I'm sitting at the library (the front desk, should be working) so i have to keep this relatively short.
After finishing Pale Fire, I was relived from self imposed burden i felt that: i should really like this book. And I did, i did while reading it, it was uncountably great, but only after i finished the book did I realize how much i liked Pale Fire. I feel though, that I struggled through because my mind was so caught up in catching up to Nabokov that i lost sight of the material at hand. I don't know that old saying about missing the forest, but i'm sure that it is applicable here. True Pale Fire is a piece of intricacy delicate and complex as a woven shroud, but when focused on the milieu of threads, i didn't see the grandeur they as a whole created.
I enjoyed the detective work required to read Pale Fire, but i felt a longing to discuss the aesthetics. I supposes it’s not something the really needs to be discussed in that it is so obvious, but as much as Nabokov is a clever and complex writer, he is a beautiful one. And this I feel to be, at times, most important.
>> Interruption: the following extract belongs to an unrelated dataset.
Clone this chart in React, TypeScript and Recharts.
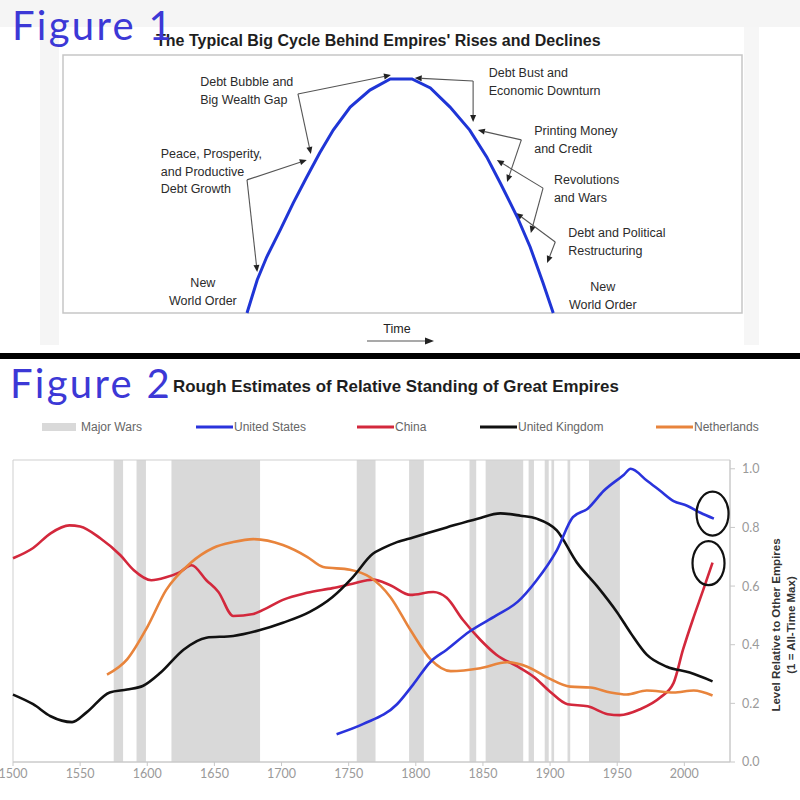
import React from "react";
import {
  LineChart,
  Line,
  XAxis,
  YAxis,
  ReferenceArea,
  ReferenceLine,
  ReferenceDot,
} from "recharts";

// ---- Figure 1: the stylised big cycle (time and level on a 0-100 scale) ----
const cycleTime = [27.1, 28.6, 30.0, 32.0, 33.9, 35.9, 37.8, 39.8, 42.3, 45.2, 48.2, 51.4, 54.1, 57.0, 59.9, 62.4, 64.4, 66.9, 68.8, 70.7, 72.2];
const cycleLevel = [0, 12.8, 21.7, 32.2, 42.6, 52.7, 62.0, 70.9, 79.8, 86.4, 90.7, 90.7, 87.2, 79.8, 70.9, 60.5, 50.4, 37.2, 25.6, 11.6, 0];

const phaseText = [
  ["Debt Bubble and", "Big Wealth Gap"],
  ["Peace, Prosperity,", "and Productive", "Debt Growth"],
  ["New", "World Order"],
  ["Debt Bust and", "Economic Downturn"],
  ["Printing Money", "and Credit"],
  ["Revolutions", "and Wars"],
  ["Debt and Political", "Restructuring"],
  ["New", "World Order"],
];

// where each phase caption sits and which points of the curve its arrows reach
const callouts = [
  { text: 0, at: [20.2, 89.5], anchor: "start", from: [34.6, 84.9], to: [[48.3, 92.2], [36.5, 61.6]] },
  { text: 1, at: [14.4, 61.6], anchor: "start", from: [27.1, 51.6], to: [[35.9, 59.3], [28.6, 15.9]] },
  { text: 2, at: [20.6, 11.6], anchor: "middle" },
  { text: 3, at: [62.7, 93.0], anchor: "start", from: [60.4, 89.9], to: [[51.8, 91.1], [60.4, 74.0]] },
  { text: 4, at: [69.4, 70.5], anchor: "start", from: [67.5, 67.1], to: [[61.1, 70.9], [65.4, 50.8]] },
  { text: 5, at: [72.3, 51.6], anchor: "start", from: [70.7, 48.4], to: [[63.9, 59.3], [68.9, 31.0]] },
  { text: 6, at: [74.4, 31.0], anchor: "start", from: [72.5, 27.5], to: [[66.7, 38.8], [71.3, 19.4]] },
  { text: 7, at: [79.5, 10.1], anchor: "middle" },
];

// ---- Figure 2: relative standing of empires ----
const chinaYears = [1500, 1515, 1528, 1542, 1550, 1565, 1580, 1590, 1603, 1614, 1624, 1633, 1644, 1653, 1664, 1679, 1689, 1701, 1719, 1738, 1753, 1768, 1781, 1796, 1813, 1823, 1835, 1848, 1860, 1876, 1888, 1900, 1913, 1928, 1943, 1952, 1967, 1982, 1992, 1999, 2007, 2014, 2021];
const chinaLevel = [0.695, 0.73, 0.78, 0.807, 0.803, 0.763, 0.705, 0.654, 0.62, 0.63, 0.647, 0.671, 0.62, 0.58, 0.498, 0.505, 0.525, 0.553, 0.577, 0.593, 0.608, 0.622, 0.603, 0.57, 0.58, 0.56, 0.485, 0.417, 0.366, 0.325, 0.29, 0.24, 0.197, 0.19, 0.163, 0.16, 0.18, 0.22, 0.27, 0.383, 0.495, 0.586, 0.68];

const usYears = [1741, 1761, 1786, 1798, 1811, 1823, 1840, 1860, 1876, 1890, 1905, 1917, 1928, 1940, 1955, 1960, 1972, 1982, 1992, 2002, 2012, 2022];
const usLevel = [0.095, 0.13, 0.197, 0.264, 0.342, 0.383, 0.445, 0.5, 0.547, 0.62, 0.722, 0.835, 0.864, 0.925, 0.98, 1.0, 0.96, 0.925, 0.89, 0.874, 0.85, 0.83];

const ukYears = [1500, 1515, 1528, 1544, 1555, 1572, 1585, 1597, 1610, 1627, 1644, 1664, 1684, 1701, 1721, 1738, 1753, 1768, 1776, 1786, 1798, 1823, 1846, 1863, 1878, 1890, 1905, 1920, 1935, 1950, 1960, 1972, 1987, 2004, 2021];
const ukLevel = [0.23, 0.197, 0.156, 0.136, 0.17, 0.237, 0.247, 0.26, 0.305, 0.383, 0.424, 0.43, 0.45, 0.475, 0.512, 0.563, 0.63, 0.71, 0.73, 0.75, 0.766, 0.8, 0.83, 0.848, 0.84, 0.83, 0.79, 0.68, 0.6, 0.51, 0.44, 0.366, 0.325, 0.305, 0.275];

const dutchYears = [1570, 1585, 1600, 1614, 1632, 1649, 1664, 1679, 1701, 1719, 1731, 1751, 1766, 1781, 1796, 1811, 1826, 1848, 1868, 1883, 1898, 1915, 1930, 1945, 1957, 1972, 1992, 2007, 2021];
const dutchLevel = [0.298, 0.35, 0.46, 0.586, 0.678, 0.73, 0.75, 0.76, 0.74, 0.7, 0.665, 0.656, 0.63, 0.563, 0.45, 0.35, 0.31, 0.32, 0.34, 0.325, 0.288, 0.257, 0.254, 0.237, 0.23, 0.244, 0.237, 0.244, 0.227];

const warStart = [1575, 1592, 1618, 1756, 1795, 1840, 1852, 1884, 1896, 1901, 1913, 1929];
const warEnd = [1582, 1599, 1684, 1770, 1806, 1845, 1880, 1888, 1899, 1903, 1915, 1952];

const yearTicks = [1500, 1550, 1600, 1650, 1700, 1750, 1800, 1850, 1900, 1950, 2000];
const levelTicks = [0, 0.2, 0.4, 0.6, 0.8, 1.0];

const highlightYears = [2021, 2018];
const highlightLevels = [0.847, 0.678];

const toRows = (years: number[], levels: number[]) =>
  years.map((year, i) => ({ year, level: levels[i] }));

const cycleRows = cycleTime.map((t, i) => ({ t, level: cycleLevel[i] }));

const series = [
  { name: "China", rows: toRows(chinaYears, chinaLevel), color: "#d3283c" },
  { name: "Netherlands", rows: toRows(dutchYears, dutchLevel), color: "#e8843c" },
  { name: "United Kingdom", rows: toRows(ukYears, ukLevel), color: "#111111" },
  { name: "United States", rows: toRows(usYears, usLevel), color: "#2a33dc" },
];

const legendItems = [
  { label: "United States", color: "#2a33dc", x: 196 },
  { label: "China", color: "#d3283c", x: 357 },
  { label: "United Kingdom", color: "#111111", x: 480 },
  { label: "Netherlands", color: "#e8843c", x: 656 },
];

const NOTE_FONT = "'Liberation Sans', Arial, sans-serif";
const FIG_FONT = "Lato, 'Noto Sans', sans-serif";
const PURPLE = "#3c38d6";

function Arrow(props: any) {
  const { x1, y1, x2, y2 } = props;
  const a = Math.atan2(y2 - y1, x2 - x1);
  const len = 7;
  const half = 3;
  const bx = x2 - len * Math.cos(a);
  const by = y2 - len * Math.sin(a);
  const p1 = `${bx + half * Math.sin(a)},${by - half * Math.cos(a)}`;
  const p2 = `${bx - half * Math.sin(a)},${by + half * Math.cos(a)}`;
  return (
    <g>
      <line x1={x1} y1={y1} x2={bx} y2={by} stroke="#555" strokeWidth={1.1} />
      <polygon points={`${x2},${y2} ${p1} ${p2}`} fill="#222" />
    </g>
  );
}

function caption(lines: string[], anchor: string) {
  return (props: any) => (
    <text
      x={props.cx}
      y={props.cy}
      textAnchor={anchor}
      fontFamily={NOTE_FONT}
      fontSize={12.5}
      fill="#2b2b2b"
    >
      {lines.map((l, i) => (
        <tspan key={i} x={props.cx} dy={i === 0 ? "0.35em" : 17.5}>
          {l}
        </tspan>
      ))}
    </text>
  );
}

function Ring(props: any) {
  return (
    <ellipse cx={props.cx} cy={props.cy} rx={16} ry={22} fill="none" stroke="#111" strokeWidth={2.2} />
  );
}

function CycleChart() {
  return (
    <LineChart width={800} height={350} margin={{ top: 55, right: 58, bottom: 37, left: 63 }}>
      <XAxis type="number" dataKey="t" domain={[0, 100]} hide />
      <YAxis type="number" domain={[0, 100]} hide />
      <ReferenceArea x1={0} x2={100} y1={0} y2={100} fill="#ffffff" fillOpacity={1} stroke="#c6c6c6" strokeWidth={1.5} />
      {callouts.map((c, i) =>
        (c.to || []).map((tip, j) => (
          <ReferenceLine
            key={`a${i}-${j}`}
            segment={[
              { x: c.from![0], y: c.from![1] },
              { x: tip[0], y: tip[1] },
            ]}
            shape={Arrow}
          />
        ))
      )}
      {callouts.map((c, i) => (
        <ReferenceDot
          key={`c${i}`}
          x={c.at[0]}
          y={c.at[1]}
          r={1}
          shape={caption(phaseText[c.text], c.anchor)}
        />
      ))}
      <Line
        data={cycleRows}
        dataKey="level"
        type="linear"
        stroke="#1f35d6"
        strokeWidth={3}
        dot={false}
        isAnimationActive={false}
      />
    </LineChart>
  );
}

function EmpiresChart() {
  return (
    <LineChart width={800} height={355} margin={{ top: 15, right: 0, bottom: 8, left: 13 }}>
      <XAxis
        type="number"
        dataKey="year"
        domain={[1500, 2034]}
        ticks={yearTicks}
        height={30}
        tick={{ fill: "#9a9a9a", fontSize: 12.5, fontFamily: "Lato, sans-serif" }}
        tickLine={{ stroke: "#c8c8c8" }}
        axisLine={{ stroke: "#c8c8c8" }}
        tickSize={4}
        tickMargin={3}
      />
      <YAxis
        type="number"
        orientation="right"
        domain={[0, 1.03]}
        ticks={levelTicks}
        tickFormatter={(v: number) => v.toFixed(1)}
        width={70}
        tick={{ fill: "#9a9a9a", fontSize: 12.5, fontFamily: "Lato, sans-serif" }}
        tickLine={{ stroke: "#c8c8c8" }}
        axisLine={{ stroke: "#c8c8c8" }}
        tickSize={5}
        tickMargin={7}
      />
      {warStart.map((s, i) => (
        <ReferenceArea key={`w${i}`} x1={s} x2={warEnd[i]} y1={0} y2={1.03} fill="#d9d9d9" fillOpacity={1} stroke="none" />
      ))}
      <ReferenceArea x1={1500} x2={2034} y1={0} y2={1.03} fill="none" stroke="#cfcfcf" strokeWidth={1} />
      {series.map((s) => (
        <Line
          key={s.name}
          data={s.rows}
          dataKey="level"
          name={s.name}
          type="monotone"
          stroke={s.color}
          strokeWidth={2.6}
          dot={false}
          isAnimationActive={false}
        />
      ))}
      {highlightYears.map((y, i) => (
        <ReferenceDot key={`h${i}`} x={y} y={highlightLevels[i]} r={1} shape={Ring} />
      ))}
    </LineChart>
  );
}

export default function App() {
  return (
    <div style={{ position: "relative", width: 800, height: 800, background: "#fff", overflow: "hidden" }}>
      <style>{"body{margin:0}"}</style>
      <svg width={800} height={800} style={{ position: "absolute", left: 0, top: 0 }}>
        <rect x={0} y={0} width={800} height={800} fill="#fff" />
        <rect x={0} y={0} width={800} height={27} fill="#f5f5f5" />
        <rect x={40} y={0} width={19} height={345} fill="#f5f5f5" />
        <rect x={744} y={27} width={15} height={318} fill="#f6f6f6" />
        <rect x={0} y={353} width={800} height={6} fill="#000" />
        <text x={156} y={46} fontFamily={NOTE_FONT} fontWeight={700} fontSize={16} fill="#1e1e1e">
          The Typical Big Cycle Behind Empires' Rises and Declines
        </text>
        <text x={12} y={40} fontFamily={FIG_FONT} fontSize={40} letterSpacing={2.3} fill={PURPLE}>
          Figure 1
        </text>
        <text x={397} y={332.5} textAnchor="middle" fontFamily={NOTE_FONT} fontSize={12.5} fill="#222">
          Time
        </text>
        <line x1={367} y1={341} x2={426} y2={341} stroke="#555" strokeWidth={1.2} />
        <polygon points="434,341 425,337.5 425,344.5" fill="#222" />

        <text x={10} y={398} fontFamily={FIG_FONT} fontSize={40} letterSpacing={2.3} fill={PURPLE}>
          Figure 2
        </text>
        <text x={173} y={392} fontFamily={NOTE_FONT} fontWeight={700} fontSize={16.9} fill="#1e1e1e">
          Rough Estimates of Relative Standing of Great Empires
        </text>
        <rect x={42} y={423} width={34} height={8} fill="#d9d9d9" />
        <text x={81} y={431} fontFamily={NOTE_FONT} fontSize={12} fill="#666">
          Major Wars
        </text>
        {legendItems.map((it) => (
          <g key={it.label}>
            <line x1={it.x} y1={427} x2={it.x + 37} y2={427} stroke={it.color} strokeWidth={3} />
            <text x={it.x + 38} y={431} fontFamily={NOTE_FONT} fontSize={12} fill="#666">
              {it.label}
            </text>
          </g>
        ))}
        <text transform="translate(779.5,625) rotate(-90)" textAnchor="middle" fontFamily={NOTE_FONT} fontWeight={700} fontSize={11.5} fill="#333">
          Level Relative to Other Empires
        </text>
        <text transform="translate(794.5,625) rotate(-90)" textAnchor="middle" fontFamily={NOTE_FONT} fontWeight={700} fontSize={11.5} fill="#333">
          (1 = All-Time Max)
        </text>
      </svg>
      <div style={{ position: "absolute", left: 0, top: 0 }}>
        <CycleChart />
      </div>
      <div style={{ position: "absolute", left: 0, top: 445 }}>
        <EmpiresChart />
      </div>
    </div>
  );
}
Anyway, now that we’re getting into Transparent Things, I realize once again the power of poetics that Nabokov presents.
I guess this would be some common place from Transparent Things- not even the best stuff, just some things I found that I’ve enjoyed-
“The receptionist (blond bun, pretty neck) said no, Monsieur Kronig had left to become manager, imagine, of the Fantastic in Blur (or so it sounded). A grassgreen skyblue postcard…… ‘he died last year’ added the girl (who en face did not resemble Armande one bit), abolishing whatever interest a photocrhome of the Majestic in Chur might have presented……what would have been a rugged, horsey, stoop belied every inch of his fantastic majesty.” –even when I try I can’t help but draw my quotes on.
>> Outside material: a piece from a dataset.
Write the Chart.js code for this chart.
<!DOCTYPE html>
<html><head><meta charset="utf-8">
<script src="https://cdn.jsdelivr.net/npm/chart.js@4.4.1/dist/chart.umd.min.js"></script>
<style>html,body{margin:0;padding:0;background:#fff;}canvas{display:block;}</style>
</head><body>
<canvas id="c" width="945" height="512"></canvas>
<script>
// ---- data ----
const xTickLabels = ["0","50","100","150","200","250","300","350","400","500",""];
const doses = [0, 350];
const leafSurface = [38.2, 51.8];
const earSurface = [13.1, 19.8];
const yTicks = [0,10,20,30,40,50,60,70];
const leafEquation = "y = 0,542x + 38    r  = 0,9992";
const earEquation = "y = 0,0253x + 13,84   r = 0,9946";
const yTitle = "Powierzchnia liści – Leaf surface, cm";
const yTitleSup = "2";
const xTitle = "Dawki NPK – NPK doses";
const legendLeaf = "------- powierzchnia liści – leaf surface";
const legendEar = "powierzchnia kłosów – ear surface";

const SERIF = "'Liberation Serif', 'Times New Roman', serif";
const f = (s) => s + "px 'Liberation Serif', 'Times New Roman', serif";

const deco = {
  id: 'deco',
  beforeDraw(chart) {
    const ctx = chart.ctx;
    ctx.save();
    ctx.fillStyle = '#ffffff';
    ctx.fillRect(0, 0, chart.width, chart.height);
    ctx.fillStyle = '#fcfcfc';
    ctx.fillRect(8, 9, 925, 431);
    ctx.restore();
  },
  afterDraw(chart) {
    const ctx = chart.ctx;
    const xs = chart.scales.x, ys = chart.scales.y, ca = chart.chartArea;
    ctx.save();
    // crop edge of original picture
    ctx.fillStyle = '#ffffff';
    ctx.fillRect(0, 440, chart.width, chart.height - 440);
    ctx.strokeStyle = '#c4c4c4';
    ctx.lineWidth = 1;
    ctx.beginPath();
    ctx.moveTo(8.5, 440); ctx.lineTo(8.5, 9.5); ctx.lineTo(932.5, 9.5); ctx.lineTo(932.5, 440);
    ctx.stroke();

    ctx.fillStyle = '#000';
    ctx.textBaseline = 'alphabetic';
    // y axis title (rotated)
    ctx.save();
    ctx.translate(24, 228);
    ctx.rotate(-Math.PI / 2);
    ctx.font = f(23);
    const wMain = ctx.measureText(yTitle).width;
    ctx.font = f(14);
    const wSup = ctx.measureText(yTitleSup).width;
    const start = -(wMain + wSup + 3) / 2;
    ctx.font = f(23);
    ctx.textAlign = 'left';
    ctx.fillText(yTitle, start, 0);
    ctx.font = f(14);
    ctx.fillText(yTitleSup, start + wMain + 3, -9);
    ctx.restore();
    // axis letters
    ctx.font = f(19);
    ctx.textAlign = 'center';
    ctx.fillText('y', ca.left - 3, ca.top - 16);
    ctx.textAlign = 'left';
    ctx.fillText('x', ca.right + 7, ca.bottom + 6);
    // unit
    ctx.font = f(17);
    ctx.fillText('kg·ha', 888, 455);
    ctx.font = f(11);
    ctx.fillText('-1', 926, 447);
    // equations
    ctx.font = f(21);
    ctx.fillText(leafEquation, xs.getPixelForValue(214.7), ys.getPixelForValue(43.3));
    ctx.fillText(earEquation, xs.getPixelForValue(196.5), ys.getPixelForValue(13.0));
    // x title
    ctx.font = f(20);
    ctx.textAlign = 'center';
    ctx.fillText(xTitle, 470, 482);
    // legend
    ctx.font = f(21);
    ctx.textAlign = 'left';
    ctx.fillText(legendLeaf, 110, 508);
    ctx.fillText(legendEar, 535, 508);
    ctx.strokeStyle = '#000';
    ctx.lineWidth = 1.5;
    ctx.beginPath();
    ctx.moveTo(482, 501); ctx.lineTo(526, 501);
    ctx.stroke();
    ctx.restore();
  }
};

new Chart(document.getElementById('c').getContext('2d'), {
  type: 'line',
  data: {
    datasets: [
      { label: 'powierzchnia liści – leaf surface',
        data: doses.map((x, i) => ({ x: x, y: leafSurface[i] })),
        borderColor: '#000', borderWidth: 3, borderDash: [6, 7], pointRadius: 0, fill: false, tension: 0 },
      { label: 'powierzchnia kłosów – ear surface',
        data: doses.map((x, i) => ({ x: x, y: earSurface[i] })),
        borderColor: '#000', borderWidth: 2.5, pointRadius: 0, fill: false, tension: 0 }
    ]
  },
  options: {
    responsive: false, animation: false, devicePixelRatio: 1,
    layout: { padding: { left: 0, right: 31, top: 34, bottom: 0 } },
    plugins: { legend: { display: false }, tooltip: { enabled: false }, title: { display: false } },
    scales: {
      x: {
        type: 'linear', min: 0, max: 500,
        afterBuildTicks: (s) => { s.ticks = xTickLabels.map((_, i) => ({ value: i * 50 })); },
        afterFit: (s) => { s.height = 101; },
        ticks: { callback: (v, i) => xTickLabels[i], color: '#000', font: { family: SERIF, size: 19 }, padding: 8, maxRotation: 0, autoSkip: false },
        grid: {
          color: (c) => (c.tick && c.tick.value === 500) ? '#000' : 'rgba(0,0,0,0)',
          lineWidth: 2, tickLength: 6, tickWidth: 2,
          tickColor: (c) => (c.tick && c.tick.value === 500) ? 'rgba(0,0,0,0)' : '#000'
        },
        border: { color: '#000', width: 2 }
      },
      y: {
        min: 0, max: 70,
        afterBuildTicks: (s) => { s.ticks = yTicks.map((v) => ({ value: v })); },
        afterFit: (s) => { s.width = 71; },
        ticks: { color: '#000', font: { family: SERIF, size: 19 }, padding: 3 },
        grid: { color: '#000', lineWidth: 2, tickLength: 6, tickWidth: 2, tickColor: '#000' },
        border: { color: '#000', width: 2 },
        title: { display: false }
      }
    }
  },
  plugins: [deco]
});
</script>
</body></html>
Actually this is posing a serious problem, most of the quotes I want to show don’t really make sense without long lead in, and lead out, and even then they probably don’t fully flower until I have read the whole book. But I continue…
After a long series of descriptions stemming from the description of the pencil he closes, “and the tree in the forest and the forest in the world that Jack built.” A reference to the old mother goose tale (see also My Book and Heart Shall Never Part)
Again on page 517during a phone call, “ ‘You Person?’”… “yes it’s me, I mean ‘you,’ I mean you mispronounced it most enchantingly.’…… you drop your haitches like-like pearls into a blindman’s cup.’/ “Well, the correct pronunciation is ‘cap.’ I win.”
Again I realize how futile it is to express my glee and enjoyment of these lines without simply rewriting the entire thing. I sort of feel like I’m telling one "you had to be there stories", which no one person of your audience enjoys. But hopefully you get it too, because this is awesome.